EMPNO ENAME DEPTNO DNAME LOC
----- ---------- ------ --------------- ----------
206 JOHN 110 Accounting 1700

So this view will allow the EMPNO, ENAME columns to be updated, inserted or deleted, but not the DEPTNO, DNAME or LOC columns.
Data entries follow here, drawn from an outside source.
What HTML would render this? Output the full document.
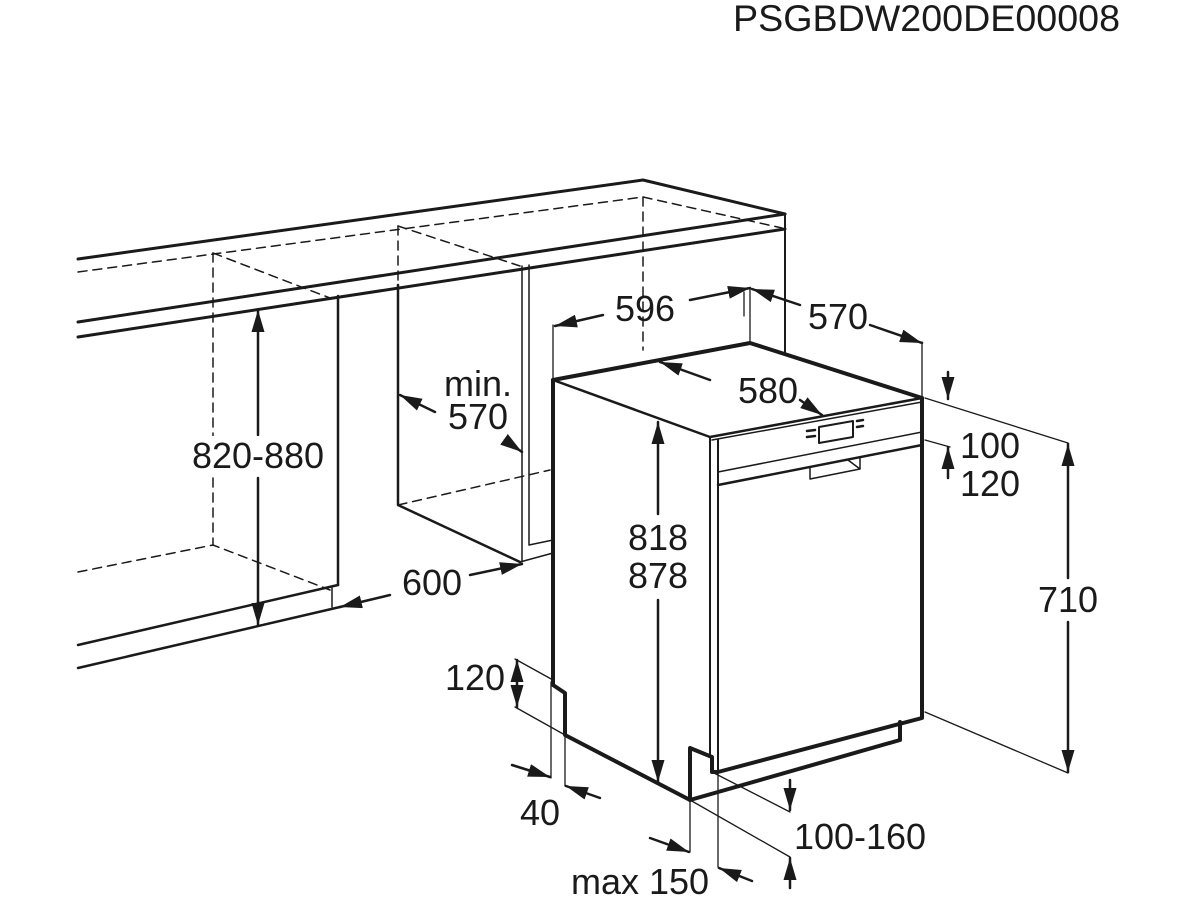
<!DOCTYPE html>
<html><head><meta charset="utf-8"><style>
html,body{margin:0;padding:0;background:#fff;}
svg{display:block;}
text{font-family:"Liberation Sans",Arial,sans-serif;fill:#1a1a1a;}
</style></head><body>
<svg width="1200" height="900" viewBox="0 0 1200 900" xmlns="http://www.w3.org/2000/svg">
<defs>
<marker id="a" viewBox="0 0 22 13" refX="22" refY="6.5" markerWidth="22" markerHeight="13" markerUnits="userSpaceOnUse" orient="auto">
<path d="M0,0 L22,6.5 L0,13 Z" fill="#1a1a1a"/></marker>
</defs>
<text x="733" y="31" font-size="37" textLength="387" lengthAdjust="spacingAndGlyphs">PSGBDW200DE00008</text>
<g stroke="#1a1a1a" fill="none" stroke-linecap="round" stroke-linejoin="round">
<path d="M78,259 L643,180 L785,214" stroke-width="3"/>
<path d="M78,322 L785,214" stroke-width="3"/>
<path d="M78,337 L785,229" stroke-width="3"/>
<path d="M785,214 L785,352" stroke-width="2"/>
<g stroke-dasharray="9,6" stroke-width="1.5">
<path d="M78,272 L643,197 L782,228"/>
<path d="M643,197 L643,350"/>
<path d="M213,253 L213,545"/>
<path d="M213,253 L330,298"/>
<path d="M78,572 L213,545 L330,590"/>
<path d="M398,226 L398,285"/>
<path d="M398,226 L520,266"/>
<path d="M398,505 L550,470"/>
</g>
<path d="M338,296 L338,585" stroke-width="2.5"/>
<path d="M78,645 L338,585" stroke-width="2.5"/>
<path d="M78,668 L340,607" stroke-width="2.5"/>
<path d="M332,588 L332,607" stroke-width="1.5"/>
<path d="M398,285 L398,505 L520,562" stroke-width="2.5"/>
<path d="M522,266 L522,562" stroke-width="1.5"/>
<path d="M529,265 L529,545 L553,540" stroke-width="1.5"/>
<path d="M520,562 L553,553" stroke-width="1.5"/>
<path d="M553,380 L750,343 L922,398" stroke-width="4"/>
<path d="M553,380 L710,437 L922,398" stroke-width="2.5"/>
<path d="M712,440 L922,402" stroke-width="1.5"/>
<path d="M553,380 L553,685 L565,693 L565,735 L690,800 L900,740 L900,722" stroke-width="4"/>
<path d="M922,398 L922,718 L718,772 L712,772 L712,757 L690,748 L690,800" stroke-width="4"/>
<path d="M710,437 L710,757" stroke-width="2"/>
<path d="M718,440 L718,772" stroke-width="2"/>
<path d="M718,472 L922,432" stroke-width="1.5"/>
<path d="M718,485 L922,445" stroke-width="2.5"/>
<path d="M819,427 L853,421 L853,437 L819,443 Z" stroke-width="2"/>
<path d="M807,431 L815,430 M807,437 L815,436 M857,421 L863,420 M857,427 L863,426" stroke-width="2.5"/>
<path d="M810,478 L810,467 M810,479 L860,469 L860,458 M848,460 L860,469" stroke-width="1.5"/>
<g stroke-width="1.3">
<path d="M553,325 L553,380"/>
<path d="M750,288 L750,343"/>
<path d="M922,342 L922,398"/>
<path d="M925,398 L1068,443"/>
<path d="M925,440 L950,447"/>
<path d="M925,712 L1068,773"/>
<path d="M515,659 L553,680"/>
<path d="M515,707 L565,735"/>
<path d="M551,682 L551,778"/>
<path d="M565,735 L565,786"/>
<path d="M712,772 L790,812"/>
<path d="M690,800 L790,857"/>
<path d="M690,800 L690,852"/>
<path d="M718,772 L718,867"/>
<path d="M744,292 L744,316" />
</g>
<g stroke-width="2.5">
<path d="M258,435 L258,310" marker-end="url(#a)"/>
<path d="M258,478 L258,625" marker-end="url(#a)"/>
<path d="M435,412 L400,395" marker-end="url(#a)"/>
<path d="M505,440 L522,452" marker-end="url(#a)"/>
<path d="M390,595 L340,607" marker-end="url(#a)"/>
<path d="M470,575 L522,564" marker-end="url(#a)"/>
<path d="M603,315 L555,326" marker-end="url(#a)"/>
<path d="M690,300 L750,288" marker-end="url(#a)"/>
<path d="M800,305 L752,289" marker-end="url(#a)"/>
<path d="M870,325 L922,343" marker-end="url(#a)"/>
<path d="M710,380 L660,362" marker-end="url(#a)"/>
<path d="M800,400 L822,415" marker-end="url(#a)"/>
<path d="M948,372 L948,399" marker-end="url(#a)"/>
<path d="M948,478 L948,447" marker-end="url(#a)"/>
<path d="M1068,578 L1068,444" marker-end="url(#a)"/>
<path d="M1068,622 L1068,772" marker-end="url(#a)"/>
<path d="M658,514 L658,422" marker-end="url(#a)"/>
<path d="M658,600 L658,782" marker-end="url(#a)"/>
<path d="M517,685 L517,660" marker-end="url(#a)"/>
<path d="M517,685 L517,707" marker-end="url(#a)"/>
<path d="M512,765 L550,777" marker-end="url(#a)"/>
<path d="M600,798 L566,786" marker-end="url(#a)"/>
<path d="M790,780 L790,810" marker-end="url(#a)"/>
<path d="M790,888 L790,858" marker-end="url(#a)"/>
<path d="M650,838 L689,852" marker-end="url(#a)"/>
<path d="M752,881 L719,868" marker-end="url(#a)"/>
</g>
</g>
<g font-size="36" text-anchor="middle">
<rect x="190" y="436" width="136" height="38" fill="#fff"/>
<text x="258" y="468">820-880</text>
<text x="478" y="396">min.</text>
<text x="478" y="429">570</text>
<text x="432" y="595">600</text>
<text x="645" y="321">596</text>
<text x="838" y="329">570</text>
<text x="768" y="403">580</text>
<text x="658" y="550">818</text>
<text x="658" y="588">878</text>
<text x="990" y="458">100</text>
<text x="990" y="496">120</text>
<text x="1068" y="612">710</text>
<text x="475" y="690">120</text>
<text x="540" y="825">40</text>
<text x="860" y="849">100-160</text>
<text x="640" y="894">max 150</text>
</g>
</svg>
</body></html>
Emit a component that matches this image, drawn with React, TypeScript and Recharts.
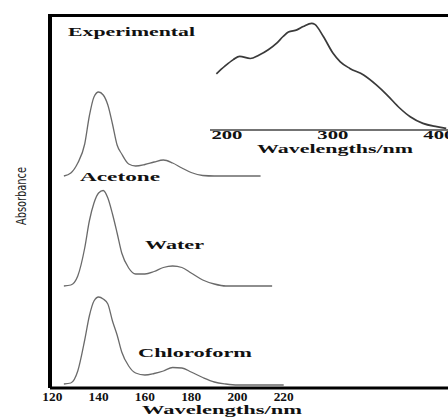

The following shows an example of DML operation being carried out on the view :

Then try to update the DNAME column :
SQL> update empdept_view
2 set dname = 'SOFTWARE'
3 WHERE empno=206;
set dname = 'SOFTWARE'
*
ERROR at line 2:
ORA-01779: cannot modify a column which maps to a non key-preserved table

So it is plain to see that we are not permitted to update the DNAME column even though we can update ENAME. We need to create a trigger.

SQL>CREATE OR REPLACE TRIGGER empdept_view_tr_up
2 INSTEAD OF UPDATE
3 ON empdept_view
4 FOR EACH ROW
5 BEGIN
6 IF (:NEW.deptno <> :OLD.deptno) THEN
7 RAISE_APPLICATION_ERROR(-20001, 'Updates are prohibited to the primary key of the DEPT table');
8 END IF;
9 IF (:NEW.dname <> :OLD.dname) OR
10 (:NEW.loc <> :OLD.loc) THEN
11 UPDATE departments
12 SET department_name = :NEW.dname,
13 location_id = :NEW.loc
14 WHERE department_id = :OLD.deptno;
15 END IF;
16 END;
17 /

Trigger created.

SQL> update empdept_view
2 set dname= 'SOFTWARE'
3 WHERE empno=206;

1 row updated.

SQL> select * from empdept_view
2 where empno=206;

EMPNO ENAME DEPTNO DNAME LOC
----- ---------- ------ --------------- ----------
206 JOHN 110 SOFTWARE 1700

And finally, having a instead of trigger for a specific DML statement on a view causes changes to USER_UPDATABLE_COLUMNS as can be seen below, however, note that it seems to imply that the DEPTNO column can be updated - you'll need to know what's inside your instead of triggers to believe everything you see in USER_UPDATABLE_COLUMNS
SQL> select * from user_updatable_columns
2 where table_name='EMPDEPT_VIEW';

OWNER TABLE_NAME COLUMN_NAME UPD INS DEL
----- --------------- --------------- --- --- ---
HR EMPDEPT_VIEW EMPNO YES YES YES
HR EMPDEPT_VIEW ENAME YES YES YES
HR EMPDEPT_VIEW DEPTNO YES NO NO
HR EMPDEPT_VIEW DNAME YES NO NO
HR EMPDEPT_VIEW LOC YES NO NO
the following final example demonstrates :

SQL> UPDATE empdept_view SET deptno=50
2 WHERE deptno=60;
UPDATE empdept_view SET deptno=50
*
ERROR at line 1:
ORA-20001: Updates are prohibited to the primary key of the DEPT table
ORA-06512: at "HR.EMPDEPT_VIEW_TR_UP", line 3
ORA-04088: error during execution of trigger 'HR.EMPDEPT_VIEW_TR_UP'

The error stack clearly shows the trigger's own error code ORA-20001 and message prohibiting you form changing the DEPARTMENTS table's primary key via the empdept_view view.